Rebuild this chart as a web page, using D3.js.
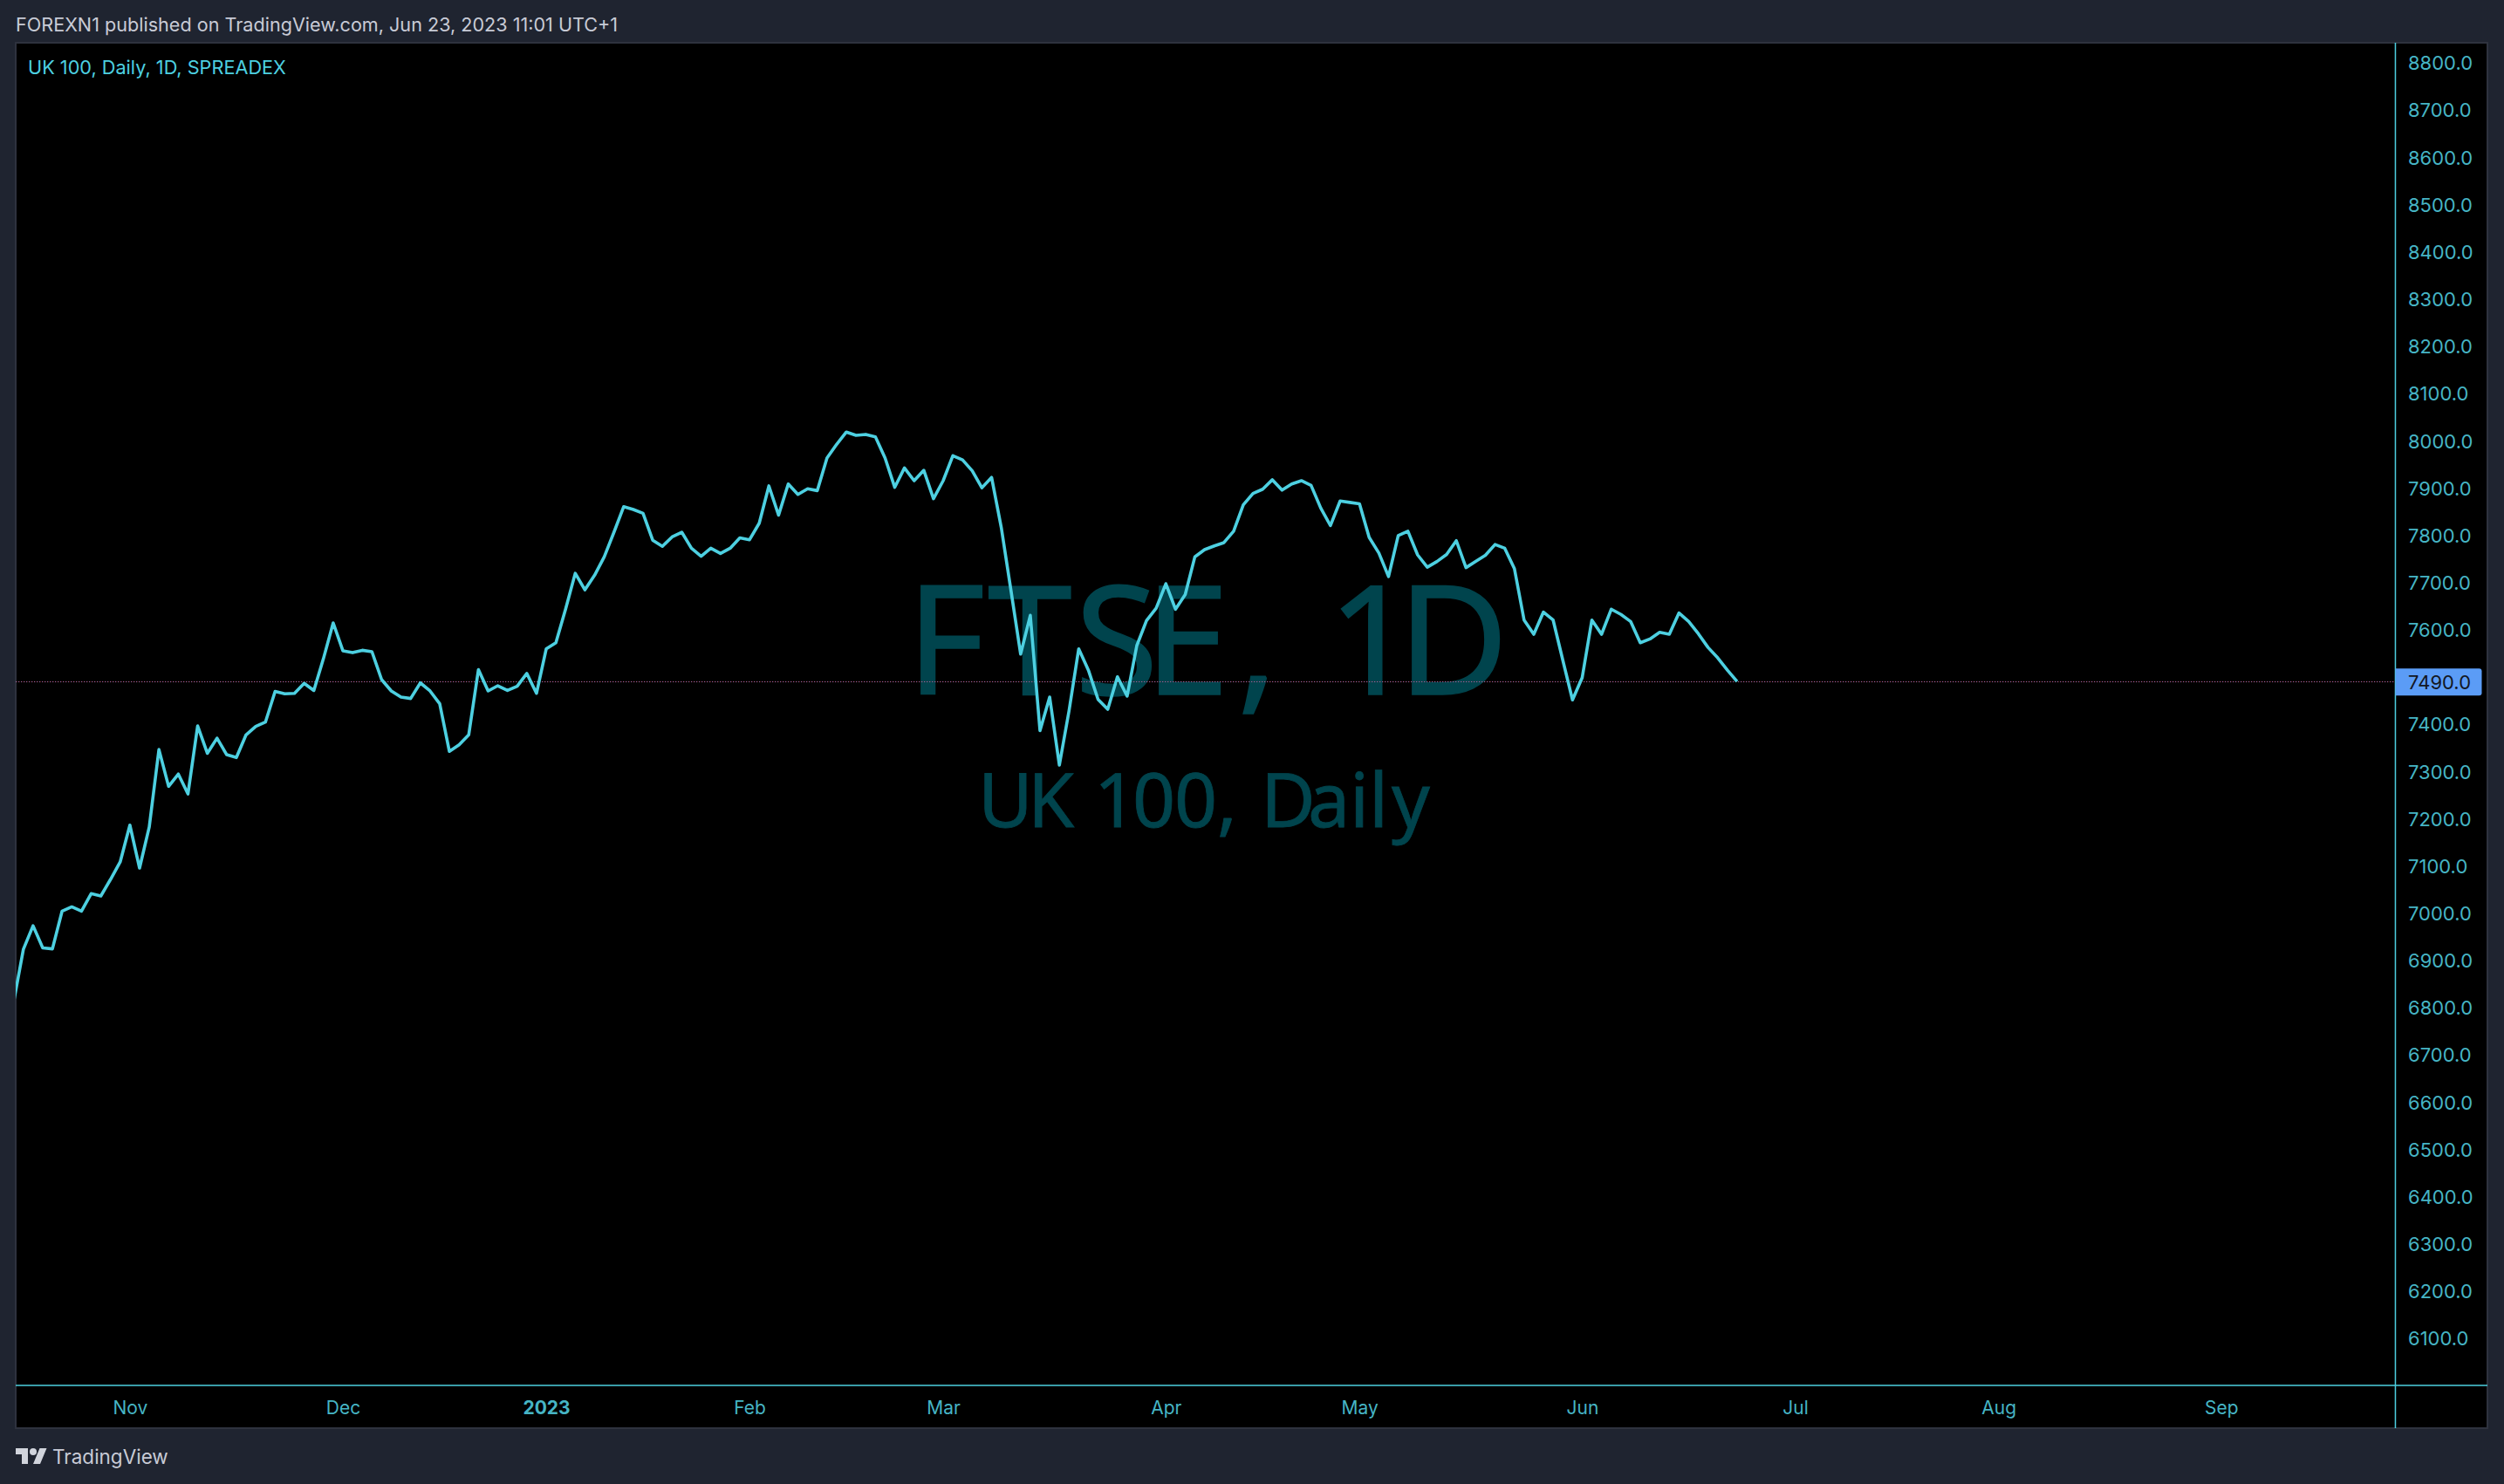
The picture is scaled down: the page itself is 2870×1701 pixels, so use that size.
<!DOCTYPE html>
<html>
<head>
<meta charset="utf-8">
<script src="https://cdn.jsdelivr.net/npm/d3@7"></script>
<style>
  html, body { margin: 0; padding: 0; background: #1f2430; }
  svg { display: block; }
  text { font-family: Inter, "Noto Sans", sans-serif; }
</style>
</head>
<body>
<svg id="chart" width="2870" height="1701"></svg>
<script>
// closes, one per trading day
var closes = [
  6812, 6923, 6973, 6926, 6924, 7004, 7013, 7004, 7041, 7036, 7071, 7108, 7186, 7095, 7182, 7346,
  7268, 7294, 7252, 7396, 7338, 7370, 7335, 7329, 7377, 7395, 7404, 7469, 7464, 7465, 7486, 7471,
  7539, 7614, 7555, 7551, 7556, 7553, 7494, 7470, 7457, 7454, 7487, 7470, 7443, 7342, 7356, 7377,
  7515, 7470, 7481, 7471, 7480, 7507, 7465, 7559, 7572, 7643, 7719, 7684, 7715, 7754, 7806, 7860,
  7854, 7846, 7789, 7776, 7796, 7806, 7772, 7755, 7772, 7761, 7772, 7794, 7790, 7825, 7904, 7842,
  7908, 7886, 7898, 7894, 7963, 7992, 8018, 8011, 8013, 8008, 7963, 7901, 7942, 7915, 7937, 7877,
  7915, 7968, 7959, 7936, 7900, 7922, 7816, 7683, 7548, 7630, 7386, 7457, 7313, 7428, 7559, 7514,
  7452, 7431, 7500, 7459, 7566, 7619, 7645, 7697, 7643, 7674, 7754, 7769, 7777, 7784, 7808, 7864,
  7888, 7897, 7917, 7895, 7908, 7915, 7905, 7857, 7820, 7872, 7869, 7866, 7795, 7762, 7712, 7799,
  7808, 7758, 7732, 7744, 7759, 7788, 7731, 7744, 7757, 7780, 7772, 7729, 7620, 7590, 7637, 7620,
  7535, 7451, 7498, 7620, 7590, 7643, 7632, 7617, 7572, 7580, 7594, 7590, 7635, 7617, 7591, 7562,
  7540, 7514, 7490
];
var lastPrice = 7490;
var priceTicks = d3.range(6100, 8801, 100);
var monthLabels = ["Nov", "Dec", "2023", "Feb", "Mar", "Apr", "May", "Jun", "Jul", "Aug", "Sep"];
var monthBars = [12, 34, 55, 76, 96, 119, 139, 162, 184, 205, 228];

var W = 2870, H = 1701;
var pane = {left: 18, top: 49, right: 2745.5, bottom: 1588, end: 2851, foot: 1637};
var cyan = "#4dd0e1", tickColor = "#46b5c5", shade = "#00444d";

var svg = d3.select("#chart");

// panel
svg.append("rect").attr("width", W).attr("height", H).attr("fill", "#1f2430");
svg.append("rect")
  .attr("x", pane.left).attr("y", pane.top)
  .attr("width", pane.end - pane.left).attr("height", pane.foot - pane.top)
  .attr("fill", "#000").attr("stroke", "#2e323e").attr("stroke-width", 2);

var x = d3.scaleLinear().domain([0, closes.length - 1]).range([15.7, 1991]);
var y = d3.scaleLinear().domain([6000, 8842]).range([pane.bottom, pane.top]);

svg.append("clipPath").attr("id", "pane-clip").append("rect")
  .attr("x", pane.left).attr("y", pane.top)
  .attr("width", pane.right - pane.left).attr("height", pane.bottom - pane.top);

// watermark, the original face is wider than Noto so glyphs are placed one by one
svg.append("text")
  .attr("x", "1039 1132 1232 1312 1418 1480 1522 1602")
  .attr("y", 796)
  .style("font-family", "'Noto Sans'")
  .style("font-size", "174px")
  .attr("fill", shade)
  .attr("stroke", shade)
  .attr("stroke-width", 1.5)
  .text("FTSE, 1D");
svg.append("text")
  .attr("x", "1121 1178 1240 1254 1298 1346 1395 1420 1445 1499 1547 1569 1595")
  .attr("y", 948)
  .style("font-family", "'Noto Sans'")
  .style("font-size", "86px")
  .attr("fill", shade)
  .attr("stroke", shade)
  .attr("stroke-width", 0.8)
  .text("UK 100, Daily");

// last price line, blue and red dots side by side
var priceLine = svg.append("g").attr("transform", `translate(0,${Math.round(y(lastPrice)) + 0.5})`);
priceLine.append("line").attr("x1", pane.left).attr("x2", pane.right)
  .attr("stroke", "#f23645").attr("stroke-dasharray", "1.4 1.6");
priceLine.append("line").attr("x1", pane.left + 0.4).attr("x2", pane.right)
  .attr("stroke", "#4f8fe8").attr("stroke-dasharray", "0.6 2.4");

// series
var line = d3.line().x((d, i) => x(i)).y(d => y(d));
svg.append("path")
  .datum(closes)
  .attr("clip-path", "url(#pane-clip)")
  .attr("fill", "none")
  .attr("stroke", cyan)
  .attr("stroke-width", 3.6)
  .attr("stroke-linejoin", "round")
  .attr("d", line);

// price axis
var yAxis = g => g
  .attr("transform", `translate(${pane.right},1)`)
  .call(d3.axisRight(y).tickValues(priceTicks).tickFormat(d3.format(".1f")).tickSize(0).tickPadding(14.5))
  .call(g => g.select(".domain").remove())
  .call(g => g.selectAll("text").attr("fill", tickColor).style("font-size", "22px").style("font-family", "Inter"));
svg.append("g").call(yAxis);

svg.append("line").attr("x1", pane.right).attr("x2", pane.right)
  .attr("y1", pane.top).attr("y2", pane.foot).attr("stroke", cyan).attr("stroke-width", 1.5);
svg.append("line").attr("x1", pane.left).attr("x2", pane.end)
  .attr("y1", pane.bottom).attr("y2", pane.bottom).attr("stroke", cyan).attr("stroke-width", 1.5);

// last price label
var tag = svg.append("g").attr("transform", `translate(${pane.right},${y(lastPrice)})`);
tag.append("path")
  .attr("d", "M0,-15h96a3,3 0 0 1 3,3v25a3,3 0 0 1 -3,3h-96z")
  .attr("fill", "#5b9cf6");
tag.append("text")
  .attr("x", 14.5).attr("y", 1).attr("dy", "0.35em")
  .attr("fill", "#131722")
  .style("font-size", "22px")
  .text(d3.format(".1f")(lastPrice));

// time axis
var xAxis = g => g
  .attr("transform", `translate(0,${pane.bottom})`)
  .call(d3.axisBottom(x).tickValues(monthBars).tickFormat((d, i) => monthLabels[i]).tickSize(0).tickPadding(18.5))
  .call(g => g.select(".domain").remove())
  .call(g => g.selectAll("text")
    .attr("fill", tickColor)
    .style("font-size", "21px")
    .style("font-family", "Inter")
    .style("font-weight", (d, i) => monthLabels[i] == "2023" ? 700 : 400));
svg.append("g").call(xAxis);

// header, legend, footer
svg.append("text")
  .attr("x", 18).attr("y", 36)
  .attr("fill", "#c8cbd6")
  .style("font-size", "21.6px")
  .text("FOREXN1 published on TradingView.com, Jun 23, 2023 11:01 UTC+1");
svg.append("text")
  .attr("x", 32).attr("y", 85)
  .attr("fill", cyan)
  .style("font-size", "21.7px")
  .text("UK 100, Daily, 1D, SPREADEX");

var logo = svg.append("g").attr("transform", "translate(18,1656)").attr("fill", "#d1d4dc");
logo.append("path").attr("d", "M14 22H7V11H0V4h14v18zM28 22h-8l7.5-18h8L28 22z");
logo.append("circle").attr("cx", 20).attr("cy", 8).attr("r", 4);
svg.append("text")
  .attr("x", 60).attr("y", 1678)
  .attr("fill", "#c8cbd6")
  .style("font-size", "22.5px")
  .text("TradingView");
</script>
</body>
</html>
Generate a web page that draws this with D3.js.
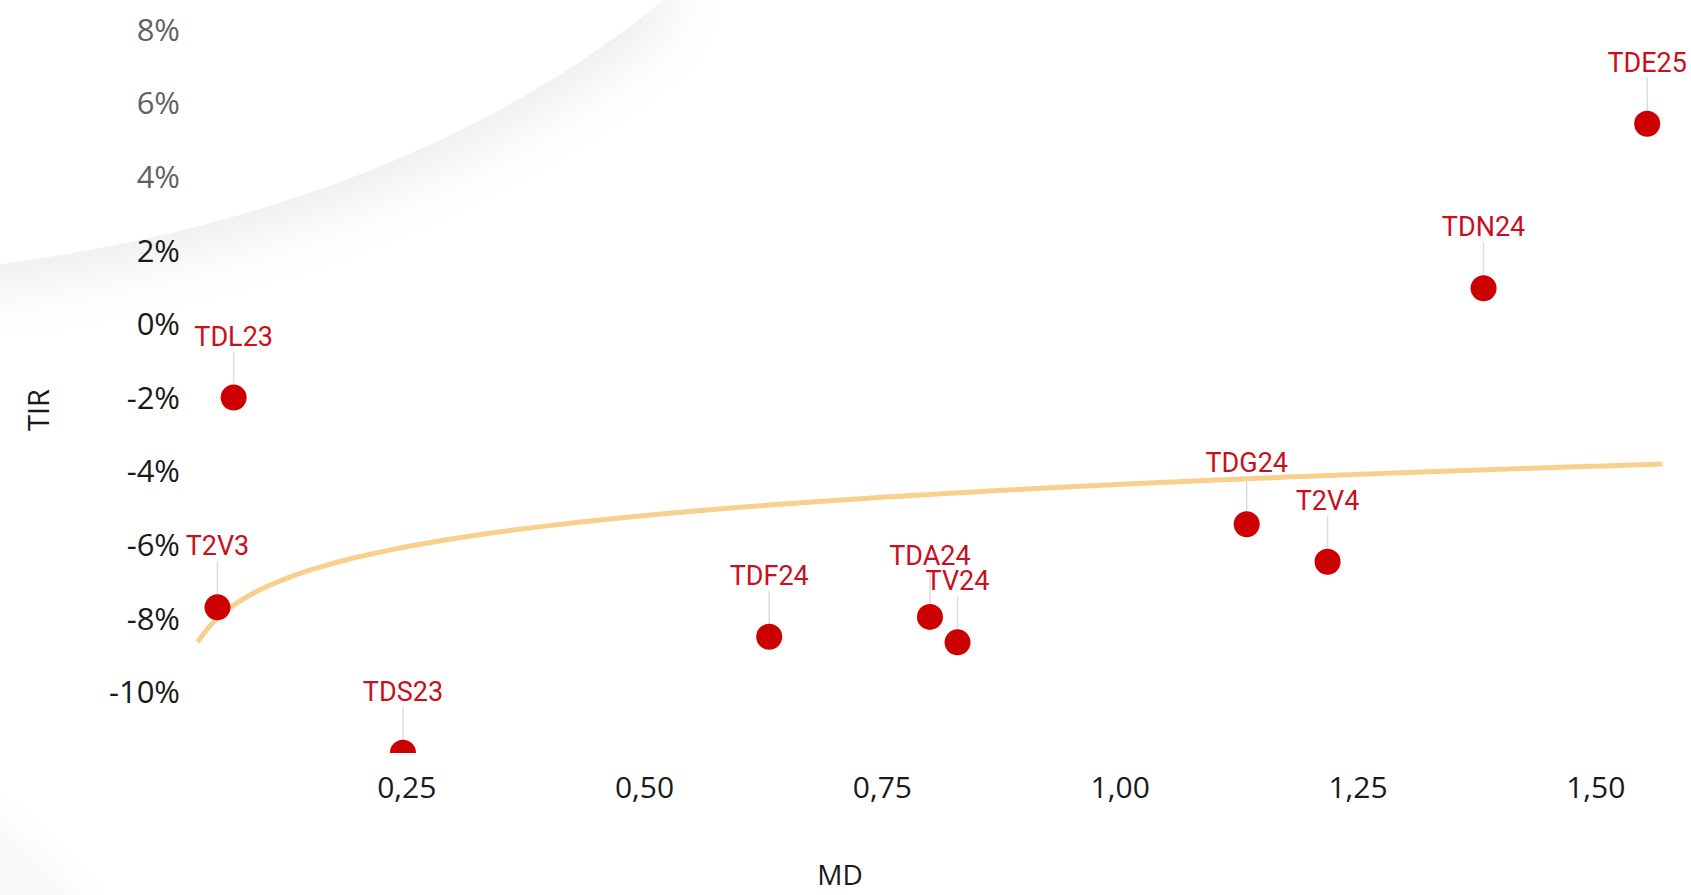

-------------------------

▶ [SHORT EXERCISE]:
All lines above with "that" in them should be returned.

▶ [ANSWER TO THIS TASK]:
The picture is scaled down: the page itself is 2870×1701 pixels, so use that size.
Generate a web page that draws this with D3.js.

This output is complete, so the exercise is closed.